Your goal: Output the material exactly, but drop every image it holds.

Data extract:
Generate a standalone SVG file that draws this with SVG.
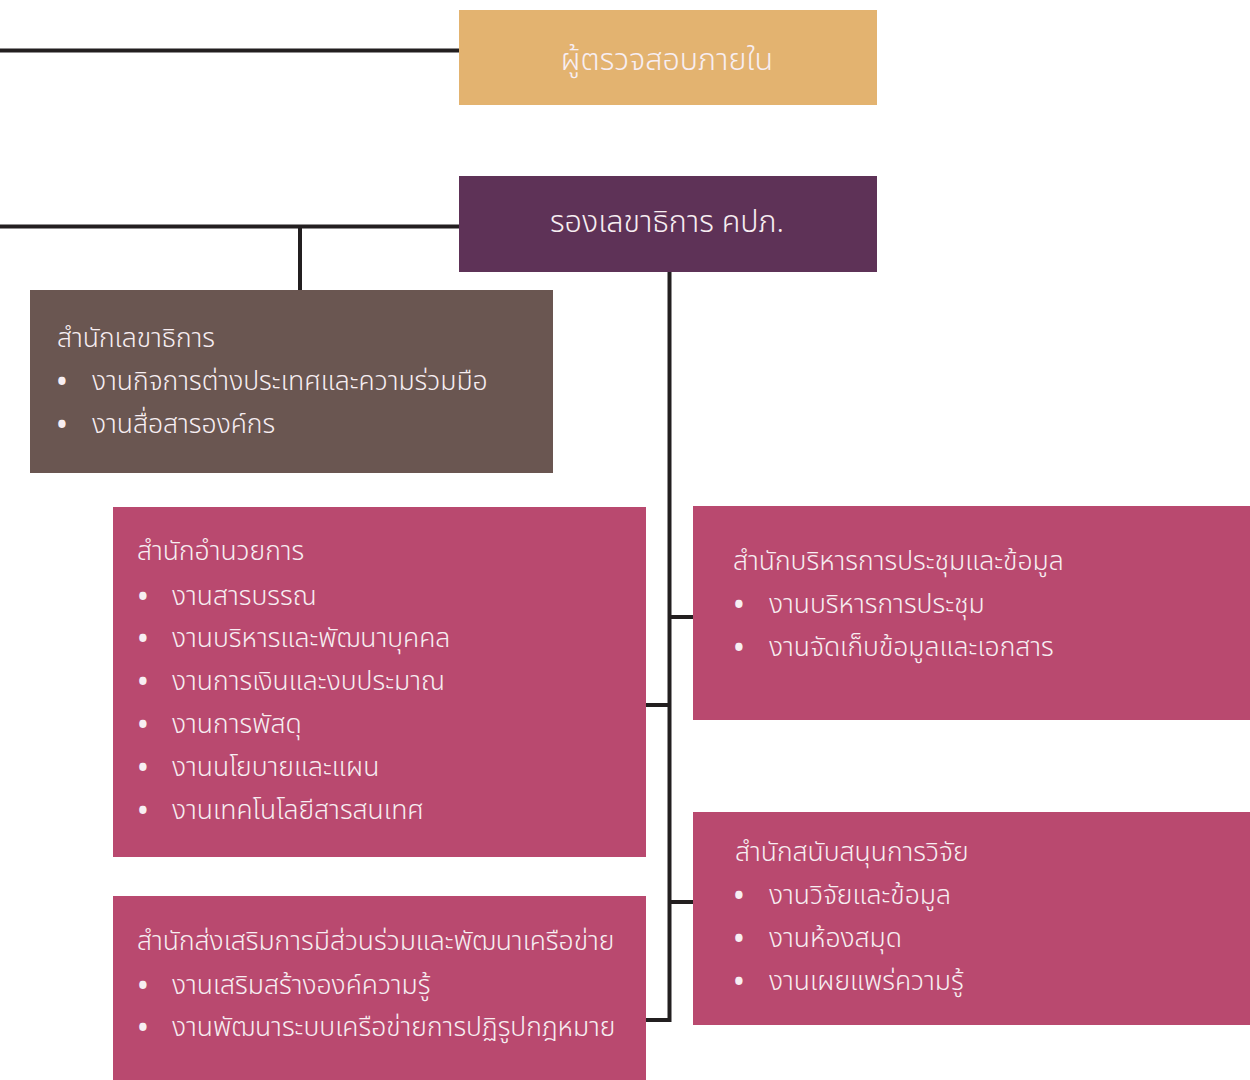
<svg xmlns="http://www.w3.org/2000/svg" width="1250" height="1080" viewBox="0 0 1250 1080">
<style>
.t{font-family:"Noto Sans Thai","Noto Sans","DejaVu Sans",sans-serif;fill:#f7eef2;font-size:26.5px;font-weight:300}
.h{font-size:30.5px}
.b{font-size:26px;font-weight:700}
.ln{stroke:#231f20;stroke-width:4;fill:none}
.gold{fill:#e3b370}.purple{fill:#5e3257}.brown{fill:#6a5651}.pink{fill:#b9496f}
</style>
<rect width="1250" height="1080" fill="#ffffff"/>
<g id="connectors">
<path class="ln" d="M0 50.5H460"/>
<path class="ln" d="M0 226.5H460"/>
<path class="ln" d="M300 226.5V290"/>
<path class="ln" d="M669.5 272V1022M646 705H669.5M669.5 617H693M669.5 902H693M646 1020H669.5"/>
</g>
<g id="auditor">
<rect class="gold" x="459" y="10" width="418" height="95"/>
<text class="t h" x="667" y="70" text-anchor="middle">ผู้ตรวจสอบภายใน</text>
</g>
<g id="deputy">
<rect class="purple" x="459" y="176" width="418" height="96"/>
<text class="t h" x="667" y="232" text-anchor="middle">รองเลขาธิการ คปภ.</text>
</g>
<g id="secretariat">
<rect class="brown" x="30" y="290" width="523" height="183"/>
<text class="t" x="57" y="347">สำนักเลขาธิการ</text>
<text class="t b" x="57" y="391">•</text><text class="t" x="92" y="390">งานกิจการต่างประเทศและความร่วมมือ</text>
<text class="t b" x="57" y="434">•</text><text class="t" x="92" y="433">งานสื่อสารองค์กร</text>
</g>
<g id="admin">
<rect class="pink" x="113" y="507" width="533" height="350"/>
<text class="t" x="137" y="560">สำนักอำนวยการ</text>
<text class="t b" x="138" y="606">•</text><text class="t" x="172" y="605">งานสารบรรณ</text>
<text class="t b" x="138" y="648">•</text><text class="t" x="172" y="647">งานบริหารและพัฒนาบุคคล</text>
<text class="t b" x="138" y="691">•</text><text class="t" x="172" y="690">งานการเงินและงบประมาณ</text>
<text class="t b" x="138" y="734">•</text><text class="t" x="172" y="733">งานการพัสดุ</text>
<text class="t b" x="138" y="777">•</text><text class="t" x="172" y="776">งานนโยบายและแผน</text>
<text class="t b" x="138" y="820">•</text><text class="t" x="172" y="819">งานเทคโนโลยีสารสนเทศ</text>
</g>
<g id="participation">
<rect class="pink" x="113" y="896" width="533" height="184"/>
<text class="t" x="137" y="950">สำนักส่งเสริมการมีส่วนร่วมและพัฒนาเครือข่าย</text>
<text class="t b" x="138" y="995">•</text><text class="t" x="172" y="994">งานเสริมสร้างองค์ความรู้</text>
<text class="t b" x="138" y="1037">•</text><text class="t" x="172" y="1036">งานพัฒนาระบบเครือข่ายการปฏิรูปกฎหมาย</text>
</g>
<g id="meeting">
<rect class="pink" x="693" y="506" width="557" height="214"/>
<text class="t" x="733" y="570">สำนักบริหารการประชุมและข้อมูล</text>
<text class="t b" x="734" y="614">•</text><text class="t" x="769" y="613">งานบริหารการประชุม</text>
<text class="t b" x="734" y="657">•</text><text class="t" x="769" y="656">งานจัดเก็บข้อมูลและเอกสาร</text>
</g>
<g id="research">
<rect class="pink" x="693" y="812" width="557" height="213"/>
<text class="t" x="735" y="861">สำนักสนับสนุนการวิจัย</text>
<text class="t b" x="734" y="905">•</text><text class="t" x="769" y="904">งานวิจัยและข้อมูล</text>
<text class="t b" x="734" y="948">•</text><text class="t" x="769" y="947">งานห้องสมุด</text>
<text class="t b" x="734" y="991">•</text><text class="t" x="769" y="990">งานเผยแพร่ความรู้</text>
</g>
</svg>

Answer in full:
Generate a standalone SVG file that draws this with SVG.
<svg xmlns="http://www.w3.org/2000/svg" width="1250" height="1080" viewBox="0 0 1250 1080">
<style>
.t{font-family:"Noto Sans Thai","Noto Sans","DejaVu Sans",sans-serif;fill:#f7eef2;font-size:26.5px;font-weight:300}
.h{font-size:30.5px}
.b{font-size:26px;font-weight:700}
.ln{stroke:#231f20;stroke-width:4;fill:none}
.gold{fill:#e3b370}.purple{fill:#5e3257}.brown{fill:#6a5651}.pink{fill:#b9496f}
</style>
<rect width="1250" height="1080" fill="#ffffff"/>
<g id="connectors">
<path class="ln" d="M0 50.5H460"/>
<path class="ln" d="M0 226.5H460"/>
<path class="ln" d="M300 226.5V290"/>
<path class="ln" d="M669.5 272V1022M646 705H669.5M669.5 617H693M669.5 902H693M646 1020H669.5"/>
</g>
<g id="auditor">
<rect class="gold" x="459" y="10" width="418" height="95"/>
<text class="t h" x="667" y="70" text-anchor="middle">ผู้ตรวจสอบภายใน</text>
</g>
<g id="deputy">
<rect class="purple" x="459" y="176" width="418" height="96"/>
<text class="t h" x="667" y="232" text-anchor="middle">รองเลขาธิการ คปภ.</text>
</g>
<g id="secretariat">
<rect class="brown" x="30" y="290" width="523" height="183"/>
<text class="t" x="57" y="347">สำนักเลขาธิการ</text>
<text class="t b" x="57" y="391">•</text><text class="t" x="92" y="390">งานกิจการต่างประเทศและความร่วมมือ</text>
<text class="t b" x="57" y="434">•</text><text class="t" x="92" y="433">งานสื่อสารองค์กร</text>
</g>
<g id="admin">
<rect class="pink" x="113" y="507" width="533" height="350"/>
<text class="t" x="137" y="560">สำนักอำนวยการ</text>
<text class="t b" x="138" y="606">•</text><text class="t" x="172" y="605">งานสารบรรณ</text>
<text class="t b" x="138" y="648">•</text><text class="t" x="172" y="647">งานบริหารและพัฒนาบุคคล</text>
<text class="t b" x="138" y="691">•</text><text class="t" x="172" y="690">งานการเงินและงบประมาณ</text>
<text class="t b" x="138" y="734">•</text><text class="t" x="172" y="733">งานการพัสดุ</text>
<text class="t b" x="138" y="777">•</text><text class="t" x="172" y="776">งานนโยบายและแผน</text>
<text class="t b" x="138" y="820">•</text><text class="t" x="172" y="819">งานเทคโนโลยีสารสนเทศ</text>
</g>
<g id="participation">
<rect class="pink" x="113" y="896" width="533" height="184"/>
<text class="t" x="137" y="950">สำนักส่งเสริมการมีส่วนร่วมและพัฒนาเครือข่าย</text>
<text class="t b" x="138" y="995">•</text><text class="t" x="172" y="994">งานเสริมสร้างองค์ความรู้</text>
<text class="t b" x="138" y="1037">•</text><text class="t" x="172" y="1036">งานพัฒนาระบบเครือข่ายการปฏิรูปกฎหมาย</text>
</g>
<g id="meeting">
<rect class="pink" x="693" y="506" width="557" height="214"/>
<text class="t" x="733" y="570">สำนักบริหารการประชุมและข้อมูล</text>
<text class="t b" x="734" y="614">•</text><text class="t" x="769" y="613">งานบริหารการประชุม</text>
<text class="t b" x="734" y="657">•</text><text class="t" x="769" y="656">งานจัดเก็บข้อมูลและเอกสาร</text>
</g>
<g id="research">
<rect class="pink" x="693" y="812" width="557" height="213"/>
<text class="t" x="735" y="861">สำนักสนับสนุนการวิจัย</text>
<text class="t b" x="734" y="905">•</text><text class="t" x="769" y="904">งานวิจัยและข้อมูล</text>
<text class="t b" x="734" y="948">•</text><text class="t" x="769" y="947">งานห้องสมุด</text>
<text class="t b" x="734" y="991">•</text><text class="t" x="769" y="990">งานเผยแพร่ความรู้</text>
</g>
</svg>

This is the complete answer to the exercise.